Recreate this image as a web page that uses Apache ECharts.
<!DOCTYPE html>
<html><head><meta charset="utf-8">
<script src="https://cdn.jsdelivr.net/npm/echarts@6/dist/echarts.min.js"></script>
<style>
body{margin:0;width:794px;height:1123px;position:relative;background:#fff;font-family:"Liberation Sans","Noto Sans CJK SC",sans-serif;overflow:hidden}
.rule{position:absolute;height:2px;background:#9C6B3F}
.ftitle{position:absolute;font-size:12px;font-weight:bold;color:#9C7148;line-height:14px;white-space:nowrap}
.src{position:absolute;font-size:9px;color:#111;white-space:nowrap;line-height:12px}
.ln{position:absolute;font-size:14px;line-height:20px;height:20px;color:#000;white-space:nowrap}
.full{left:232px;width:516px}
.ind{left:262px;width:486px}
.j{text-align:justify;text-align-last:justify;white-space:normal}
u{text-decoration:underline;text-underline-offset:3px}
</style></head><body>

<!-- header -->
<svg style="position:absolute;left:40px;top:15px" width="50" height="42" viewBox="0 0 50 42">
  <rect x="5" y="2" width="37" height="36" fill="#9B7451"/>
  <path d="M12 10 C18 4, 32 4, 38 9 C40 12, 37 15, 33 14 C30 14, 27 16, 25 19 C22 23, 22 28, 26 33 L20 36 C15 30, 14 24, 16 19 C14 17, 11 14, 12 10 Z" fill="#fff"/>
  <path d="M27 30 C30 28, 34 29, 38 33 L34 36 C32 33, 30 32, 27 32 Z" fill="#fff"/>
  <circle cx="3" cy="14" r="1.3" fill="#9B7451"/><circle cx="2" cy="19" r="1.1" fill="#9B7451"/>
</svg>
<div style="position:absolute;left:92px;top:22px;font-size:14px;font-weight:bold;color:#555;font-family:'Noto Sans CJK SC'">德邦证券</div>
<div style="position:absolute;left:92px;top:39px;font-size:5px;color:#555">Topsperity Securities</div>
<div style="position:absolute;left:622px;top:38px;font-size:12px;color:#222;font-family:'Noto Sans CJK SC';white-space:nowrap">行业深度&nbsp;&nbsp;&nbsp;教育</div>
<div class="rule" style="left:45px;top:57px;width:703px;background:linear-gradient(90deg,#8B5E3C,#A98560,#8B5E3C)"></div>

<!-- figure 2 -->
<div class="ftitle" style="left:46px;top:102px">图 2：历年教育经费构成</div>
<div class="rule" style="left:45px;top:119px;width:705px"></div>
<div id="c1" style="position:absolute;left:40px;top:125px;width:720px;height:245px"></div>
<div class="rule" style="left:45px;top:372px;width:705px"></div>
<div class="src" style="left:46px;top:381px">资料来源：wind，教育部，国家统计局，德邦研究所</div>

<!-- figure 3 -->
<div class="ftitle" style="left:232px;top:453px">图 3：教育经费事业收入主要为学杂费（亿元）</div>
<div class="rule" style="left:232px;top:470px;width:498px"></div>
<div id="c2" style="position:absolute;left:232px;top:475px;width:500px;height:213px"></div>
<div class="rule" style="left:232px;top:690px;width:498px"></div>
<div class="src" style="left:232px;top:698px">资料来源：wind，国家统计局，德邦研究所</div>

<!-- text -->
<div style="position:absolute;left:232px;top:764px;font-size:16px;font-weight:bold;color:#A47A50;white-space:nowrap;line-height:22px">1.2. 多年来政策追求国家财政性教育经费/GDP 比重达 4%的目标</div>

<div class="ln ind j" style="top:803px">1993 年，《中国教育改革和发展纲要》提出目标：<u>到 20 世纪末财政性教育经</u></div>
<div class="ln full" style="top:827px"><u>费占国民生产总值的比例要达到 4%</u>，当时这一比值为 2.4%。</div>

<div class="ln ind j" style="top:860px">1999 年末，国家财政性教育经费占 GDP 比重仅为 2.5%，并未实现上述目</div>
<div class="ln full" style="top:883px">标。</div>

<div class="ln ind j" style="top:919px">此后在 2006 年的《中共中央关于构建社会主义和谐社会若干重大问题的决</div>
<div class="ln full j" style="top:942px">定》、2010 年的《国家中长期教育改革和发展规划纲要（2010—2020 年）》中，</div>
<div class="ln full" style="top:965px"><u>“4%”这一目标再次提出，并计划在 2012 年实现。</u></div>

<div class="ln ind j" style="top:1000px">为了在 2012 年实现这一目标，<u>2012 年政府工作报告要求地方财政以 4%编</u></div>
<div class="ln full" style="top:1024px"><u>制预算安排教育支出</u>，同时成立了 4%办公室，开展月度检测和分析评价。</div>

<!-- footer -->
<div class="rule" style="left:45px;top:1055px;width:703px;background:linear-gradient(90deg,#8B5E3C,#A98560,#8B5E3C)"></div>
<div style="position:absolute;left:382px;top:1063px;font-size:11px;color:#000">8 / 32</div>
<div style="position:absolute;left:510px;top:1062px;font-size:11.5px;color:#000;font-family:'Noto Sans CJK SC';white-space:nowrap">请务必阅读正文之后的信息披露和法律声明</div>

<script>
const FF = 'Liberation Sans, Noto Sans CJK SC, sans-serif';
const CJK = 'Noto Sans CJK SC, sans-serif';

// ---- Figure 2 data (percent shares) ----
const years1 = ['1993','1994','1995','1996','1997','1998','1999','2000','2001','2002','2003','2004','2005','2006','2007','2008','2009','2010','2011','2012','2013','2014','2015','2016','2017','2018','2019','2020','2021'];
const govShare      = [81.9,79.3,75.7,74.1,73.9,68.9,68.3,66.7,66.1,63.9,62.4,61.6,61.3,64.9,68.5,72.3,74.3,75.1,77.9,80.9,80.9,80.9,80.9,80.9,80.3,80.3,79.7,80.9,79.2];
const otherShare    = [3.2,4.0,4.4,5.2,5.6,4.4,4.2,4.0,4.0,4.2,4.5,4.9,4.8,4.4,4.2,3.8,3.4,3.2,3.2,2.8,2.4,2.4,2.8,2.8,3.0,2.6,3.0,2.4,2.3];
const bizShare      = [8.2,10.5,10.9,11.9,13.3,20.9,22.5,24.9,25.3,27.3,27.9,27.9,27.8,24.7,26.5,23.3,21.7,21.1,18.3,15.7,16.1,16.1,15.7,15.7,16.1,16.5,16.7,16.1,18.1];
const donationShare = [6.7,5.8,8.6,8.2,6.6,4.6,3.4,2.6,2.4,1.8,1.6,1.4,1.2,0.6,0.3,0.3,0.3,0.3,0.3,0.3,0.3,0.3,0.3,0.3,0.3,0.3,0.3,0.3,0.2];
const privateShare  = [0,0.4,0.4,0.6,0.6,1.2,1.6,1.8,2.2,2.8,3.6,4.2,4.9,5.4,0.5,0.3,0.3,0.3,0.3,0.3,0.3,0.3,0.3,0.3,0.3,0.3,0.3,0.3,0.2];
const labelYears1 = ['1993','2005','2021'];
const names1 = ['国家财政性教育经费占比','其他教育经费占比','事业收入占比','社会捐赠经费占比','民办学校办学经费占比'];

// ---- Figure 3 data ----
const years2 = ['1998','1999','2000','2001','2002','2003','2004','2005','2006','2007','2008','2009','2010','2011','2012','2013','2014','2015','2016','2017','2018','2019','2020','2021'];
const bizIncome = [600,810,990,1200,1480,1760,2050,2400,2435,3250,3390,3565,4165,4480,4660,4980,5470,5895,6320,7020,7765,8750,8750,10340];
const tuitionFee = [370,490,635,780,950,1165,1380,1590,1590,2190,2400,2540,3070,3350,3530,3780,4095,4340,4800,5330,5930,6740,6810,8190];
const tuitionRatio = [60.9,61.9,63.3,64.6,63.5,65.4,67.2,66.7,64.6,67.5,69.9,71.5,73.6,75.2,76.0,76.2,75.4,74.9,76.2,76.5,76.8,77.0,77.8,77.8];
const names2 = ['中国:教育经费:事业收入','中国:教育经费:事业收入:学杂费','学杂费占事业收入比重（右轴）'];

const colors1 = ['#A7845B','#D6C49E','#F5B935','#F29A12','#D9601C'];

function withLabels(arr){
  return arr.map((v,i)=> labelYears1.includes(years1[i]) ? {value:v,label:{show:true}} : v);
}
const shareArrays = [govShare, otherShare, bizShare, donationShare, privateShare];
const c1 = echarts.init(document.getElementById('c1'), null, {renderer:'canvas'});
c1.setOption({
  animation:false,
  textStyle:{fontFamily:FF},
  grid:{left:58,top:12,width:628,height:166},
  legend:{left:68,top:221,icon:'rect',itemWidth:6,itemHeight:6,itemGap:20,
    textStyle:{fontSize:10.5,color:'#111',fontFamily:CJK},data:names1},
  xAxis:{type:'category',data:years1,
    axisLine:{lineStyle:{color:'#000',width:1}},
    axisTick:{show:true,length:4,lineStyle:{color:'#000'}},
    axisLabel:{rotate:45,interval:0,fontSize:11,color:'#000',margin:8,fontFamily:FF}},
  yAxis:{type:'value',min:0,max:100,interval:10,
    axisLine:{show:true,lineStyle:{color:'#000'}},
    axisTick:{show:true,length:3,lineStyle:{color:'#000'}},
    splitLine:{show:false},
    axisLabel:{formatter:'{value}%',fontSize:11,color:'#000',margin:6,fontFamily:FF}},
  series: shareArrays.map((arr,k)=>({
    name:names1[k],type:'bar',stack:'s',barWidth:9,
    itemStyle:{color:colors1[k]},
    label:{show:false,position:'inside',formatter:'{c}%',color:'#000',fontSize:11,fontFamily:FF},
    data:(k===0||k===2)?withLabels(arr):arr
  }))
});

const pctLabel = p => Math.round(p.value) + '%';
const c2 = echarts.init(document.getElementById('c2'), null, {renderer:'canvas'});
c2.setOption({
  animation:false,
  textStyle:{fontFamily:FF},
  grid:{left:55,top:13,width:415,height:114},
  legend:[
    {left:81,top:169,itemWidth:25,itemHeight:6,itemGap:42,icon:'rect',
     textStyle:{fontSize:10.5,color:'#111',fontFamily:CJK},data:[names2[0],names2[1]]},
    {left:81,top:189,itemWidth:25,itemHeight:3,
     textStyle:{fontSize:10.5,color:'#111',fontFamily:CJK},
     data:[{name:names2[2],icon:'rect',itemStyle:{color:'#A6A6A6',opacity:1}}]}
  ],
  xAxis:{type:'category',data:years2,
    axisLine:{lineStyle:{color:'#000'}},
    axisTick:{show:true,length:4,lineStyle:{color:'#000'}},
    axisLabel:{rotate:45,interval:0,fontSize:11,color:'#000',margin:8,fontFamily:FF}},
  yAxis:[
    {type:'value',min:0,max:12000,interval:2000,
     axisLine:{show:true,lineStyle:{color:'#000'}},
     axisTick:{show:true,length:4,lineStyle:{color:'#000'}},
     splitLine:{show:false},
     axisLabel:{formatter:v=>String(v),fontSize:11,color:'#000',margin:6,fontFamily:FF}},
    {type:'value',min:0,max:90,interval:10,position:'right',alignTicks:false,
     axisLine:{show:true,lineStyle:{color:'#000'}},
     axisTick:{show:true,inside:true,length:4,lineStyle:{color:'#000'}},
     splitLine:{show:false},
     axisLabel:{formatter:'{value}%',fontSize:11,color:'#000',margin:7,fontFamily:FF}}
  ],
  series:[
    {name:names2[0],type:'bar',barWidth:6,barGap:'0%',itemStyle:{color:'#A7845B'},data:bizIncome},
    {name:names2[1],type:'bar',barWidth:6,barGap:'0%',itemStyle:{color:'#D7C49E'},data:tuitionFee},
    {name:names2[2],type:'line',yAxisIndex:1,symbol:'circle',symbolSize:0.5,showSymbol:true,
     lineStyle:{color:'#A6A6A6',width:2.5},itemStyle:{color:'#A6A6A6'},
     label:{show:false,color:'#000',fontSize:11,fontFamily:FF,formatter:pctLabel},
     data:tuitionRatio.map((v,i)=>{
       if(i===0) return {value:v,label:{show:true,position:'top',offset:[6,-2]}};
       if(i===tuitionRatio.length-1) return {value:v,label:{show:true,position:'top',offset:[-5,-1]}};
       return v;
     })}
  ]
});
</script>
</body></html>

..............................

• _EXERCISE GOAL_: Write out the listing's lines exactly, from its first line through the line that contains "</style></head><body>", and stop there.

• _COMPLETED TASK_:
Recreate this image as a web page that uses Apache ECharts.
<!DOCTYPE html>
<html><head><meta charset="utf-8">
<script src="https://cdn.jsdelivr.net/npm/echarts@6/dist/echarts.min.js"></script>
<style>
body{margin:0;width:794px;height:1123px;position:relative;background:#fff;font-family:"Liberation Sans","Noto Sans CJK SC",sans-serif;overflow:hidden}
.rule{position:absolute;height:2px;background:#9C6B3F}
.ftitle{position:absolute;font-size:12px;font-weight:bold;color:#9C7148;line-height:14px;white-space:nowrap}
.src{position:absolute;font-size:9px;color:#111;white-space:nowrap;line-height:12px}
.ln{position:absolute;font-size:14px;line-height:20px;height:20px;color:#000;white-space:nowrap}
.full{left:232px;width:516px}
.ind{left:262px;width:486px}
.j{text-align:justify;text-align-last:justify;white-space:normal}
u{text-decoration:underline;text-underline-offset:3px}
</style></head><body>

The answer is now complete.